In the first part of this thesis study; core-shell magnetic composite catalysts were prepared for use in the oxidation of water by coating transition metal-doped layered manganese oxide (MnOx) on manganese ferrite (MnFe2O4) nanoparticles. Spinel manganese ferrite nanoparticles, synthesized by a hydrothermal method, were used as the core material. The shell material “birnessite” was in situ deposited over the manganese ferrite nuclei and was doped in situ and by ion exchange with some first raw transition metal ions (Cr3+, Co2+, Ni2+, Cu2+ and Zn2+). The products were characterized and analyzed by X-Ray Diffraction (XRD), Fourier Transform Infrared Spectroscopy (FT-IR), Scanning Electron Microscopy (SEM), Energy Dispersive X-Ray Spectroscopy (EDS), Transmission Electron Microscopy (TEM), Thermogravimetric Analysis (TGA), magnetization measurements (VSM) and Atomic Absorption Spectroscopy (AAS).

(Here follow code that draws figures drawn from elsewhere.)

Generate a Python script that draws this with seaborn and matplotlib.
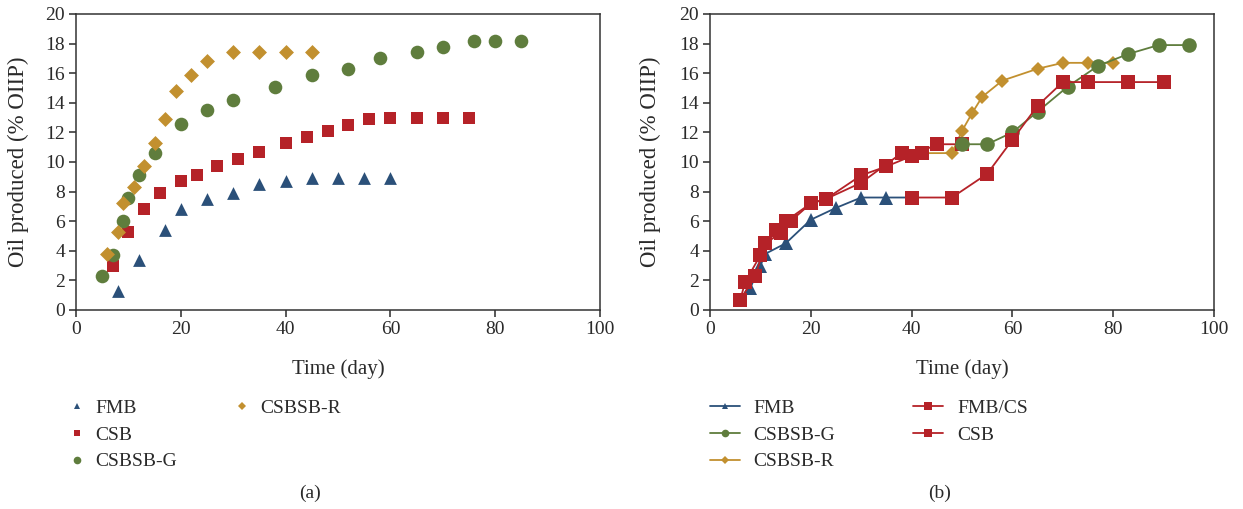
import matplotlib
matplotlib.use("Agg")
import matplotlib.pyplot as plt
from matplotlib.lines import Line2D
import seaborn as sns
import pandas as pd

# ---------------- data: panel (a) ----------------
a_fmb_x = [8, 12, 17, 20, 25, 30, 35, 40, 45, 50, 55, 60]
a_fmb_y = [1.3, 3.4, 5.4, 6.8, 7.5, 7.9, 8.5, 8.7, 8.9, 8.9, 8.9, 8.9]
a_csb_x = [7, 10, 13, 16, 20, 23, 27, 31, 35, 40, 44, 48, 52, 56, 60, 65, 70, 75]
a_csb_y = [3.0, 5.3, 6.8, 7.9, 8.7, 9.1, 9.7, 10.2, 10.7, 11.3, 11.7, 12.1, 12.5, 12.9, 13.0, 13.0, 13.0, 13.0]
a_g_x = [5, 7, 9, 10, 12, 15, 20, 25, 30, 38, 45, 52, 58, 65, 70, 76, 80, 85]
a_g_y = [2.3, 3.7, 6.0, 7.6, 9.1, 10.6, 12.6, 13.5, 14.2, 15.1, 15.9, 16.3, 17.0, 17.4, 17.8, 18.2, 18.2, 18.2]
a_r_x = [6, 8, 9, 11, 13, 15, 17, 19, 22, 25, 30, 35, 40, 45]
a_r_y = [3.8, 5.3, 7.2, 8.3, 9.7, 11.3, 12.9, 14.8, 15.9, 16.8, 17.4, 17.4, 17.4, 17.4]

# ---------------- data: panel (b) ----------------
b_fmb_x = [8, 10, 11, 15, 20, 25, 30, 35, 40]
b_fmb_y = [1.5, 3.0, 3.8, 4.5, 6.1, 6.9, 7.6, 7.6, 7.6]
b_csb_x = [6, 7, 10, 13, 15, 20, 23, 30, 35, 40, 45, 50]
b_csb_y = [0.7, 1.9, 3.7, 5.4, 6.0, 7.2, 7.5, 9.1, 9.7, 10.4, 11.2, 11.2]
b_csb2_x = [6, 9, 11, 14, 16, 20, 23, 30, 38, 42]
b_csb2_y = [0.7, 2.3, 4.5, 5.2, 6.0, 7.2, 7.5, 8.6, 10.6, 10.6]
b_g_x = [50, 55, 60, 65, 71, 77, 83, 89, 95]
b_g_y = [11.2, 11.2, 12.0, 13.4, 15.1, 16.5, 17.3, 17.9, 17.9]
b_r_x = [42, 48, 50, 52, 54, 58, 65, 70, 75, 80]
b_r_y = [10.6, 10.6, 12.1, 13.3, 14.4, 15.5, 16.3, 16.7, 16.7, 16.7]
b_fc_x = [40, 48, 55, 60, 65, 70, 75, 83, 90]
b_fc_y = [7.6, 7.6, 9.2, 11.5, 13.8, 15.4, 15.4, 15.4, 15.4]

x_ticks = [0, 20, 40, 60, 80, 100]
y_ticks = [0, 2, 4, 6, 8, 10, 12, 14, 16, 18, 20]

BLUE = "#2b5079"
RED = "#b52228"
GREEN = "#5f7d3d"
GOLD = "#c2902f"
TXT = "#2a2a2a"

sns.set_style("white")
plt.rcParams["font.family"] = ["Liberation Serif", "DejaVu Serif"]
FS = 14

fig = plt.figure(figsize=(12.43, 5.09), dpi=100)
W, H = 1243, 509
axa = fig.add_axes([76 / W, 1 - 310 / H, 524 / W, 296 / H])
axb = fig.add_axes([710 / W, 1 - 310 / H, 504 / W, 296 / H])

# ---- panel (a): scatter ----
def sc(ax, x, y, color, marker, ms):
    sns.scatterplot(x=x, y=y, ax=ax, color=color, marker=marker, s=ms ** 2,
                    linewidth=0, legend=False, zorder=3)

sc(axa, a_fmb_x, a_fmb_y, BLUE, "^", 9.2)
sc(axa, a_csb_x, a_csb_y, RED, "s", 9.3)
sc(axa, a_g_x, a_g_y, GREEN, "o", 9.8)
sc(axa, a_r_x, a_r_y, GOLD, "D", 7.6)

# ---- panel (b): lines with markers ----
def ln(ax, x, y, color, marker, ms, z):
    df = pd.DataFrame({"x": x, "y": y})
    sns.lineplot(data=df, x="x", y="y", ax=ax, color=color, marker=marker,
                 markersize=ms, markeredgewidth=0, linewidth=1.3,
                 estimator=None, sort=False, legend=False, zorder=z)

ln(axb, b_fmb_x, b_fmb_y, BLUE, "^", 9.5, 3)
ln(axb, b_r_x, b_r_y, GOLD, "D", 6.9, 4)
ln(axb, b_csb2_x, b_csb2_y, RED, "s", 10.0, 5)
ln(axb, b_csb_x, b_csb_y, RED, "s", 10.0, 5)
ln(axb, b_g_x, b_g_y, GREEN, "o", 10.5, 6)
ln(axb, b_fc_x, b_fc_y, RED, "s", 10.0, 7)

for ax in (axa, axb):
    ax.set_xlim(0, 100)
    ax.set_ylim(0, 20)
    ax.set_xticks(x_ticks)
    ax.set_yticks(y_ticks)
    ax.tick_params(axis="both", direction="out", length=5, width=1.1,
                   colors=TXT, labelsize=FS, pad=3, bottom=True, left=True)
    for s in ax.spines.values():
        s.set_visible(True)
        s.set_color("#333333")
        s.set_linewidth(1.1)
    ax.set_xlabel("Time (day)", fontsize=15, color=TXT)
    ax.set_ylabel("Oil produced (% OIIP)", fontsize=16.5, color=TXT)
    ax.xaxis.set_label_coords(0.5, -0.165)

axa.yaxis.set_label_coords(-0.09, 0.5)
axb.yaxis.set_label_coords(-0.097, 0.5)

blank = Line2D([], [], linestyle="none", marker=None)

# legend (a)
ha = [
    Line2D([], [], linestyle="none", marker="^", color=BLUE, markersize=5, markeredgewidth=0),
    Line2D([], [], linestyle="none", marker="s", color=RED, markersize=5, markeredgewidth=0),
    Line2D([], [], linestyle="none", marker="o", color=GREEN, markersize=5.5, markeredgewidth=0),
    Line2D([], [], linestyle="none", marker="D", color=GOLD, markersize=3.8, markeredgewidth=0),
    blank, blank,
]
la = ["FMB", "CSB", "CSBSB-G", "CSBSB-R", "", ""]
fig.legend(ha, la, loc="upper left", bbox_to_anchor=(69 / W, 1 - 399 / H),
           ncol=2, frameon=False, fontsize=FS, handlelength=0.8,
           handletextpad=0.55, columnspacing=2.95, labelspacing=0.48,
           borderaxespad=0, borderpad=0, labelcolor=TXT)

# legend (b)
hb = [
    Line2D([], [], color=BLUE, marker="^", markersize=5, markeredgewidth=0, linewidth=1.3),
    Line2D([], [], color=GREEN, marker="o", markersize=5.5, markeredgewidth=0, linewidth=1.3),
    Line2D([], [], color=GOLD, marker="D", markersize=3.8, markeredgewidth=0, linewidth=1.3),
    Line2D([], [], color=RED, marker="s", markersize=5.5, markeredgewidth=0, linewidth=1.3),
    Line2D([], [], color=RED, marker="s", markersize=5.5, markeredgewidth=0, linewidth=1.3),
    blank,
]
lb = ["FMB", "CSBSB-G", "CSBSB-R", "FMB/CS", "CSB", ""]
fig.legend(hb, lb, loc="upper left", bbox_to_anchor=(710 / W, 1 - 399 / H),
           ncol=2, frameon=False, fontsize=FS, handlelength=1.55,
           handletextpad=0.7, columnspacing=4.0, labelspacing=0.48,
           borderaxespad=0, borderpad=0, labelcolor=TXT)

fig.text(310 / W, 1 - 493 / H, "(a)", ha="center", va="center", fontsize=FS, color=TXT)
fig.text(940 / W, 1 - 493 / H, "(b)", ha="center", va="center", fontsize=FS, color=TXT)

fig.savefig("out.png", dpi=100, facecolor="white")
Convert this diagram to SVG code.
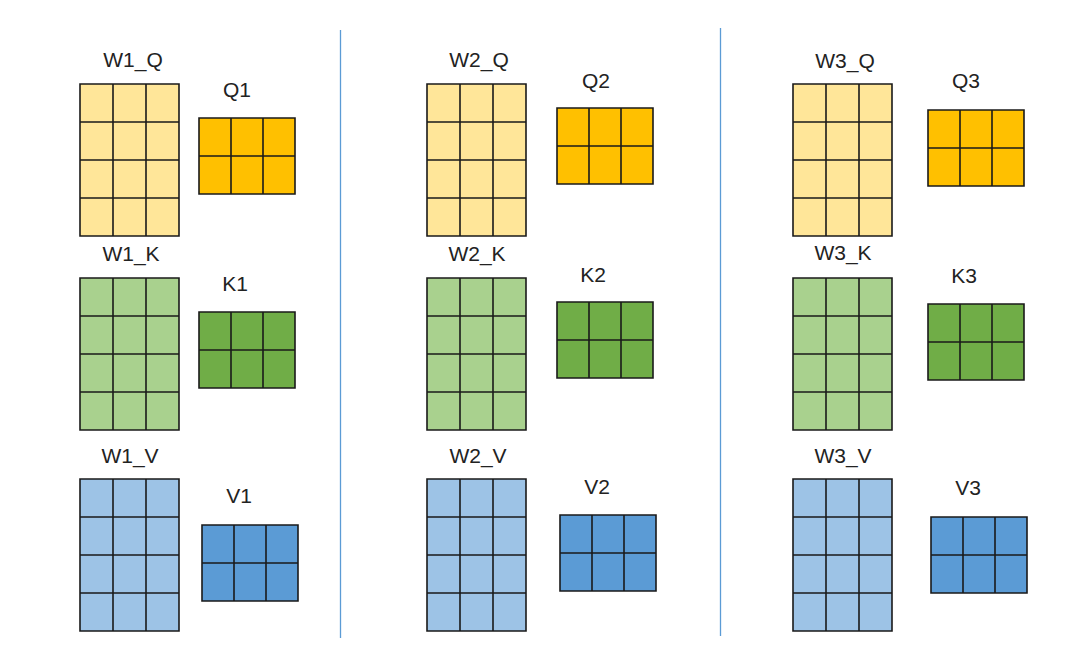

It was found that the composites were in the form of core-shell structured, 100-150 nm sized, soft ferromagnetic particles and that the transition metal doping did not cause any structural or morphological change but influenced the thermal stability. Finally; the catalytic activities of these nanocomposites in the chemical oxidation of water were investigated in the presence of a single electron oxidizer (Ce4+). The amount of oxygen evolved by oxidation was determined by Clark electrode and GC-TCD systems. Among the composites doped with transition metals, it was observed that those containing Co2+ and Ni2+ ions exhibited higher catalytic activity than the neat birnessite-manganese ferrite catalysts. The highest amount of oxygen evolution was recorded by in situ Co2+-doped composite catalyst. Co2+ and Ni2+ -doped birnessite-manganese ferrite nanocomposites prepared in this study displayed higher WOC activity than their neat analogues and can be considered as next generation catalysts for the oxidation of the water.